Tommy Sheppard from The Stand Comedy Club has always been incredibly supportive. When I started doing comedy in Manchester in the 1990s it was hard to get paid work, but Tommy even paid for my petrol to come up to Edinburgh. He and his partner let me stay in their flat, and even though I often died on my arse, they believed in me and kept booking me. Tommy also took a chance last year on allowing us to stage The Fair Intellectual Club in his venue at the Assembly Rooms, and I am delighted that he did.
What made you want to write a play?
I was reading Robert Crawford’s book ‘On Glasgow and Edinburgh’, and in it I came across the story of a secret club for young women in 18th Century Edinburgh. I started to do some research into the story, and became intrigued. I had never considered writing a play before, but the confined, dimly-lit world that these girls inhabited seemed perfect for a theatre piece. I knew that I wanted to concentrate on three of the club members’ stories, and so the idea for the play took shape. I can honestly say that writing it was a pleasure, it was the easiest writing job I’ve ever had.
What do you like best about working within theatre/comedy?
I love the fact that I am always meeting new people. I get bored easily and so I enjoy hopping from place to place. I think most of us who work in comedy or theatre feel lucky that we get to express our creativity. Writing a play about women who weren’t allowed to do that has made me feel even luckier.
What advice would you give emerging female writers or comedians today?

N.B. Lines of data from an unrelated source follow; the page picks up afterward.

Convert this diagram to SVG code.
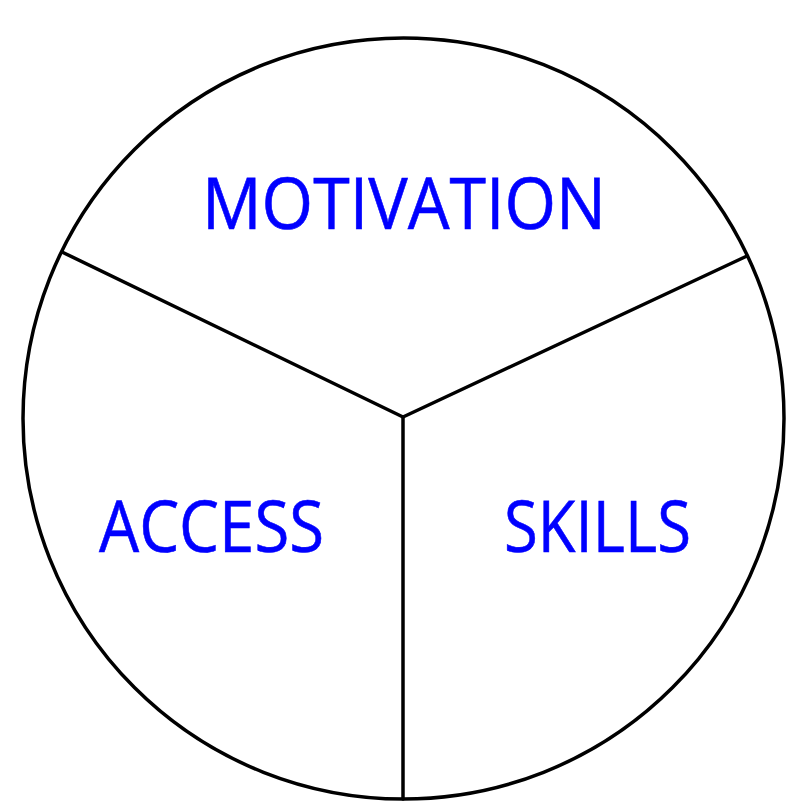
<svg xmlns="http://www.w3.org/2000/svg" width="796" height="812" viewBox="0 0 796 812">
<style>
.ln{fill:none;stroke:#000;stroke-width:3.5;stroke-linecap:round}
.lbl{font-family:"Open Sans","Liberation Sans",sans-serif;font-size:71px;fill:#0000FF;stroke:#0000FF;stroke-width:0.6}
</style>
<rect width="796" height="812" fill="#fff"/>
<g id="connectors">
<circle class="ln" cx="403.5" cy="418.5" r="380.5"/>
<line class="ln" x1="62" y1="252" x2="403" y2="417"/>
<line class="ln" x1="747" y1="256" x2="403" y2="417"/>
<line class="ln" x1="403" y1="417" x2="403" y2="799"/>
</g>
<g id="motivation"><text class="lbl" x="202" y="229" textLength="404" lengthAdjust="spacingAndGlyphs">MOTIVATION</text></g>
<g id="access"><text class="lbl" x="99" y="552" textLength="225" lengthAdjust="spacingAndGlyphs">ACCESS</text></g>
<g id="skills"><text class="lbl" x="504" y="552" textLength="187" lengthAdjust="spacingAndGlyphs">SKILLS</text></g>
</svg>
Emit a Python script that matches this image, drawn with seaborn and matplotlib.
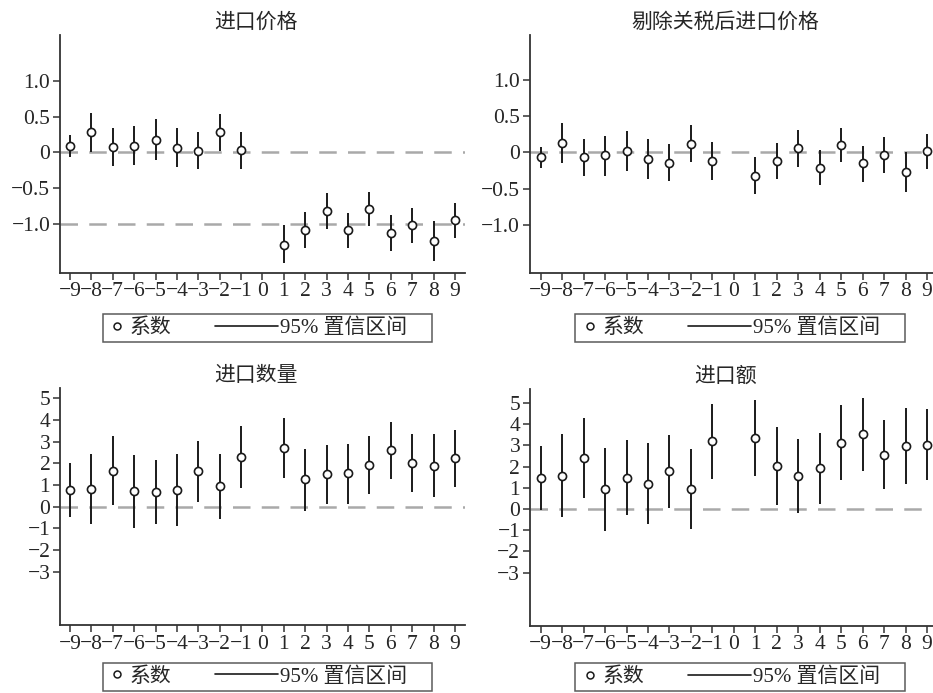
import numpy as np
import pandas as pd
import matplotlib
matplotlib.use('Agg')
import matplotlib.pyplot as plt
import seaborn as sns
from matplotlib.lines import Line2D
from matplotlib.legend_handler import HandlerLine2D

# event time (0 is the omitted base period)
periods = [-9, -8, -7, -6, -5, -4, -3, -2, -1, 1, 2, 3, 4, 5, 6, 7, 8, 9]

# 进口价格
price_coef = [0.09, 0.28, 0.08, 0.09, 0.17, 0.06, 0.02, 0.28, 0.03,
              -1.29, -1.08, -0.82, -1.08, -0.79, -1.13, -1.02, -1.24, -0.95]
price_hi = [0.24, 0.55, 0.34, 0.37, 0.46, 0.34, 0.28, 0.53, 0.29,
            -1.02, -0.83, -0.56, -0.84, -0.55, -0.88, -0.78, -0.96, -0.70]
price_lo = [-0.07, 0.00, -0.19, -0.17, -0.11, -0.21, -0.23, 0.02, -0.23,
            -1.54, -1.34, -1.07, -1.33, -1.03, -1.38, -1.27, -1.52, -1.19]

# 剔除关税后进口价格
nettax_coef = [-0.07, 0.13, -0.06, -0.04, 0.02, -0.09, -0.14, 0.12, -0.12,
               -0.32, -0.12, 0.06, -0.21, 0.10, -0.15, -0.04, -0.27, 0.02]
nettax_hi = [0.08, 0.40, 0.19, 0.22, 0.30, 0.18, 0.12, 0.38, 0.14,
             -0.06, 0.13, 0.31, 0.03, 0.34, 0.09, 0.21, 0.01, 0.26]
nettax_lo = [-0.22, -0.15, -0.33, -0.32, -0.26, -0.37, -0.39, -0.13, -0.38,
             -0.58, -0.37, -0.20, -0.45, -0.13, -0.41, -0.29, -0.54, -0.23]

# 进口数量
qty_coef = [0.77, 0.83, 1.66, 0.71, 0.68, 0.77, 1.63, 0.95, 2.29,
            2.72, 1.26, 1.51, 1.54, 1.94, 2.60, 2.02, 1.88, 2.23]
qty_hi = [2.00, 2.45, 3.25, 2.40, 2.14, 2.42, 3.02, 2.46, 3.71,
          4.11, 2.69, 2.86, 2.92, 3.28, 3.92, 3.34, 3.34, 3.54]
qty_lo = [-0.49, -0.80, 0.08, -0.97, -0.80, -0.89, 0.23, -0.58, 0.88,
          1.32, -0.18, 0.12, 0.15, 0.58, 1.29, 0.68, 0.43, 0.92]

# 进口额
value_coef = [1.46, 1.57, 2.39, 0.93, 1.46, 1.18, 1.78, 0.96, 3.19,
              3.36, 2.01, 1.56, 1.92, 3.13, 3.52, 2.56, 2.99, 3.03]
value_hi = [2.97, 3.55, 4.29, 2.88, 3.24, 3.11, 3.49, 2.85, 4.97,
            5.16, 3.87, 3.30, 3.60, 4.91, 5.24, 4.18, 4.75, 4.70]
value_lo = [-0.03, -0.39, 0.50, -1.02, -0.30, -0.72, 0.06, -0.93, 1.42,
            1.57, 0.19, -0.17, 0.22, 1.35, 1.78, 0.93, 1.19, 1.35]

xticks = list(range(-9, 10))
price_yticks = [1.0, 0.5, 0, -0.5, -1.0]
price_ylabels = ['1.0', '0.5', '0', '\u22120.5', '\u22121.0']
trade_yticks = [5, 4, 3, 2, 1, 0, -1, -2, -3]
trade_ylabels = ['5', '4', '3', '2', '1', '0', '\u22121', '\u22122', '\u22123']

sns.set_style('ticks')
plt.rcParams['font.family'] = ['Liberation Serif', 'Noto Sans CJK SC']
plt.rcParams['axes.unicode_minus'] = True


class LongLine(HandlerLine2D):
    # stretch the line handle to the left, like the Stata legend
    def create_artists(self, legend, orig_handle, xdescent, ydescent,
                       width, height, fontsize, trans):
        return super().create_artists(legend, orig_handle, xdescent + 2 * width,
                                      ydescent, 3 * width, height, fontsize, trans)


def panel(ax, title, coef, lo, hi, ylim, yticks, ylabels, hlines, xlim, leg_xy):
    df = pd.DataFrame({'t': periods, 'b': coef, 'lo': lo, 'hi': hi})
    for y in hlines:
        ax.axhline(y, color='#a9a9a9', lw=1.8, ls=(0, (7, 4.5)), zorder=1)
    ax.vlines(df['t'], df['lo'], df['hi'], color='#1a1a1a', lw=1.4, zorder=2)
    sns.scatterplot(data=df, x='t', y='b', ax=ax, marker='o', s=34,
                    facecolor='white', edgecolor='#1a1a1a', linewidth=1.2,
                    zorder=3, legend=False)
    ax.set_xlim(*xlim)
    ax.set_ylim(*ylim)
    ax.set_xticks(xticks)
    ax.set_xticklabels([str(v).replace('-', '\u2212') for v in xticks])
    ax.set_yticks(yticks)
    ax.set_yticklabels(ylabels)
    ax.set_xlabel('')
    ax.set_ylabel('')
    ax.set_title(title, fontsize=15, x=0.485, pad=5)
    ax.tick_params(axis='both', labelsize=15.5, length=5, width=1.1,
                   color='#333333', pad=2)
    for s in ['top', 'right']:
        ax.spines[s].set_visible(False)
    for s in ['left', 'bottom']:
        ax.spines[s].set_linewidth(1.3)
        ax.spines[s].set_color('#333333')

    h1 = Line2D([], [], ls='none', marker='o', ms=5, mfc='white',
                mec='#1a1a1a', mew=1.1)
    h2 = Line2D([], [], color='#1a1a1a', lw=1.2)
    leg = ax.legend([h1, h2], ['系数', '95% 置信区间    '], ncol=2,
                    loc='upper left', bbox_to_anchor=leg_xy,
                    borderaxespad=0, frameon=True, fancybox=False,
                    fontsize=15, handlelength=1.0, handletextpad=0.1,
                    columnspacing=4.1, borderpad=0.2,
                    handler_map={h2: LongLine()})
    leg.get_frame().set_edgecolor('#333333')
    leg.get_frame().set_linewidth(1.1)


fig = plt.figure(figsize=(9.33, 6.93), dpi=100)
ax1 = fig.add_axes([0.0643, 0.6065, 0.4341, 0.343])
ax2 = fig.add_axes([0.568, 0.6065, 0.432, 0.343])
ax3 = fig.add_axes([0.0643, 0.0977, 0.4341, 0.3423])
ax4 = fig.add_axes([0.568, 0.0971, 0.432, 0.3413])

panel(ax1, '进口价格', price_coef, price_lo, price_hi, (-1.68, 1.64),
      price_yticks, price_ylabels, [0, -1.0], (-9.47, 9.47), (0.105, -0.174))
panel(ax2, '剔除关税后进口价格', nettax_coef, nettax_lo, nettax_hi, (-1.66, 1.62),
      price_yticks, price_ylabels, [0], (-9.5, 9.28), (0.113, -0.174))
panel(ax3, '进口数量', qty_coef, qty_lo, qty_hi, (-5.47, 5.48),
      trade_yticks, trade_ylabels, [0], (-9.47, 9.47), (0.105, -0.159))
panel(ax4, '进口额', value_coef, value_lo, value_hi, (-5.5, 5.65),
      trade_yticks, trade_ylabels, [0], (-9.5, 9.28), (0.113, -0.159))

fig.savefig('out.png', dpi=100, facecolor='white')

I think any success I’ve had might be more due to luck than judgement, so I am wary of giving advice. I suppose learning not to give up or become disheartened in the face of rejection is particularly useful in showbusiness. If any aspiring writers or performers would like my advice they should feel free to email me through my website lucyporter.co.uk
Who would your Stellar Quine of the month be and why?
Would have picked Marilyn Imrie, but she’s already been a Quine of the Month. So I would say Susan Morrison, she’s a brilliant comedian and fascinating history buff who has been an inspiration to me. I named a character in the play after her as a small tribute.